What would be static stance? It’s a stance used when executing a shot nothing moves except the back hand. All stances are static except the break stance that has its own characteristics. We will discuss this more when we talk about the break. The basic stance is what we will talk about today because it will help us to perform other stances—for example break shots or jump shots.

Basic stance has 3 general and 2 strictly pool elements—tasks.

Basic characteristic of the stance:

 “Beside”

I hope that we all know what “beside” means. If anyone has doubts about the meaning of the word you should automatically stop reading this article and go find out the meaning. Now! 😀

In order to make the ball make contact with the cue ball, the cue ball must be launched in the precise direction. In order for the cue ball to go along that direction, must be shot with the cue in that direction.

Have you noticed that in that last sentence wasn’t about you at all?

The most important thing is the cue, because without its action the balls would be motionless infinitely. So the focus is on the cue, and we as kinetic energy sources stand beside it. Only our eyes and shooting machine stand along with the cue.

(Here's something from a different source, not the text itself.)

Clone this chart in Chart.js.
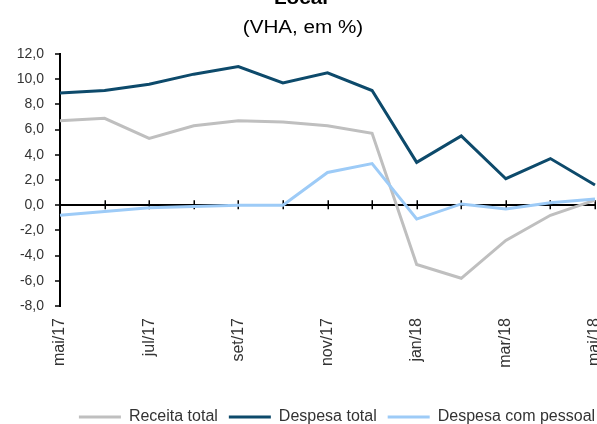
<!DOCTYPE html>
<html>
<head>
<meta charset="utf-8">
<script src="https://cdn.jsdelivr.net/npm/chart.js@4/dist/chart.umd.min.js"></script>
<style>
  html, body { margin: 0; padding: 0; background: #fff; }
  body { width: 597px; height: 424px; overflow: hidden; position: relative; }
  #wrap { position: absolute; left: 0; top: 0; width: 610px; height: 440px; }
</style>
</head>
<body>
<div id="wrap"><canvas id="c" width="610" height="440"></canvas></div>
<script>
// Monthly categories
const categories = ['mai/17','jun/17','jul/17','ago/17','set/17','out/17','nov/17','dez/17','jan/18','fev/18','mar/18','abr/18','mai/18'];

// Series (VHA, %)
const receitaTotal   = [6.7, 6.9, 5.3, 6.3, 6.7, 6.6, 6.3, 5.7, -4.7, -5.8, -2.8, -0.8, 0.4];
const despesaTotal   = [8.9, 9.1, 9.6, 10.4, 11.0, 9.7, 10.5, 9.1, 3.4, 5.5, 2.1, 3.7, 1.6];
const despesaPessoal = [-0.8, -0.5, -0.2, -0.1, 0.0, 0.0, 2.6, 3.3, -1.1, 0.1, -0.3, 0.2, 0.5];

// Axis range and labels
const yMin = -8, yMax = 12, yStep = 2;
const titleText = 'Local';
const subtitleText = '(VHA, em %)';

const fmt = v => v.toFixed(1).replace('.', ',');

// Title lines, drawn slightly widened
const header = {
  id: 'header',
  afterDraw(chart) {
    const ctx = chart.ctx;
    ctx.save();
    ctx.fillStyle = '#000';
    ctx.textAlign = 'center';
    ctx.textBaseline = 'alphabetic';
    ctx.translate(301, 4);
    ctx.scale(1.15, 1);
    ctx.font = 'bold 18px "Liberation Sans", Arial, sans-serif';
    ctx.fillText(titleText, 0, 0);
    ctx.restore();

    ctx.save();
    ctx.fillStyle = '#000';
    ctx.textAlign = 'center';
    ctx.textBaseline = 'alphabetic';
    ctx.translate(303, 33);
    ctx.scale(1.18, 1);
    ctx.font = '17.5px "Liberation Sans", Arial, sans-serif';
    ctx.fillText(subtitleText, 0, 0);
    ctx.restore();
  }
};

// Tick marks crossing the zero line at each category
const zeroTicks = {
  id: 'zeroTicks',
  beforeDatasetsDraw(chart) {
    const {ctx, scales: {x, y}} = chart;
    const y0 = y.getPixelForValue(0);
    ctx.save();
    ctx.strokeStyle = '#000';
    ctx.lineWidth = 1.5;
    ctx.beginPath();
    categories.forEach((c, i) => {
      const px = Math.round(x.getPixelForValue(i)) + 0.25;
      ctx.moveTo(px, y0 - 5);
      ctx.lineTo(px, y0 + 4);
    });
    ctx.stroke();
    ctx.restore();
  }
};

// Legend row sits to the right of centre, under the plot
const legendShift = {
  id: 'legendShift',
  afterLayout(chart) {
    if (chart.legend) {
      chart.legend.left += 39.5;
      chart.legend.right += 39.5;
    }
  }
};

const line = (label, data, color, order) => ({
  label, data, order,
  borderColor: color,
  backgroundColor: color,
  borderWidth: 3,
  pointRadius: 0,
  tension: 0,
  fill: false
});

new Chart(document.getElementById('c'), {
  type: 'line',
  data: {
    labels: categories,
    datasets: [
      line('Receita total', receitaTotal, '#BFBFBF', 3),
      line('Despesa total', despesaTotal, '#0D4A6B', 2),
      line('Despesa com pessoal', despesaPessoal, '#9DCBF7', 1)
    ]
  },
  options: {
    responsive: false,
    animation: false,
    layout: { padding: { top: 54, right: 15, bottom: 5, left: 0 } },
    plugins: {
      title: { display: false },
      tooltip: { enabled: false },
      legend: {
        position: 'bottom',
        fullSize: true,
        labels: {
          usePointStyle: true,
          pointStyle: 'line',
          pointStyleWidth: 42,
          padding: 11,
          color: '#333',
          font: { family: '"Liberation Sans", Arial, sans-serif', size: 16 },
          sort: (a, b) => a.datasetIndex - b.datasetIndex
        }
      }
    },
    scales: {
      x: {
        offset: false,
        grid: { display: false, drawTicks: false },
        border: { display: false },
        ticks: {
          autoSkip: false,
          maxRotation: 90,
          minRotation: 90,
          padding: 12,
          color: '#333',
          font: { family: '"Liberation Sans", Arial, sans-serif', size: 16 },
          callback: (v, i) => (i % 2 === 0 ? categories[i] : '')
        },
        afterFit: s => { s.height = 92; s.paddingLeft = 0; s.paddingRight = 0; }
      },
      y: {
        min: yMin,
        max: yMax,
        border: { display: true, color: '#000', width: 2 },
        grid: {
          drawOnChartArea: true,
          color: c => (c.tick && c.tick.value === 0 ? '#000' : 'rgba(0,0,0,0)'),
          lineWidth: 2,
          tickColor: '#000',
          tickLength: 5,
          tickWidth: 1.5
        },
        ticks: {
          stepSize: yStep,
          padding: 11,
          color: '#333',
          font: { family: '"Liberation Sans", Arial, sans-serif', size: 14 },
          callback: v => fmt(v)
        },
        afterFit: s => { s.width = 60; }
      }
    }
  },
  plugins: [header, zeroTicks, legendShift]
});
</script>
</body>
</html>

Eyes, so they could control the aiming and the position of the cue, and arm so it could give the cue straight motion.

Your hips and chest must be away from the cue so it could move freely and so that the back hand which holds the cue could pack when striking the ball without getting the cue off the line of direction.

If the only thing that you remember from today’s story is the word “beside,” you have learned the most important characteristic of the stance—position to the cue, and that is beside.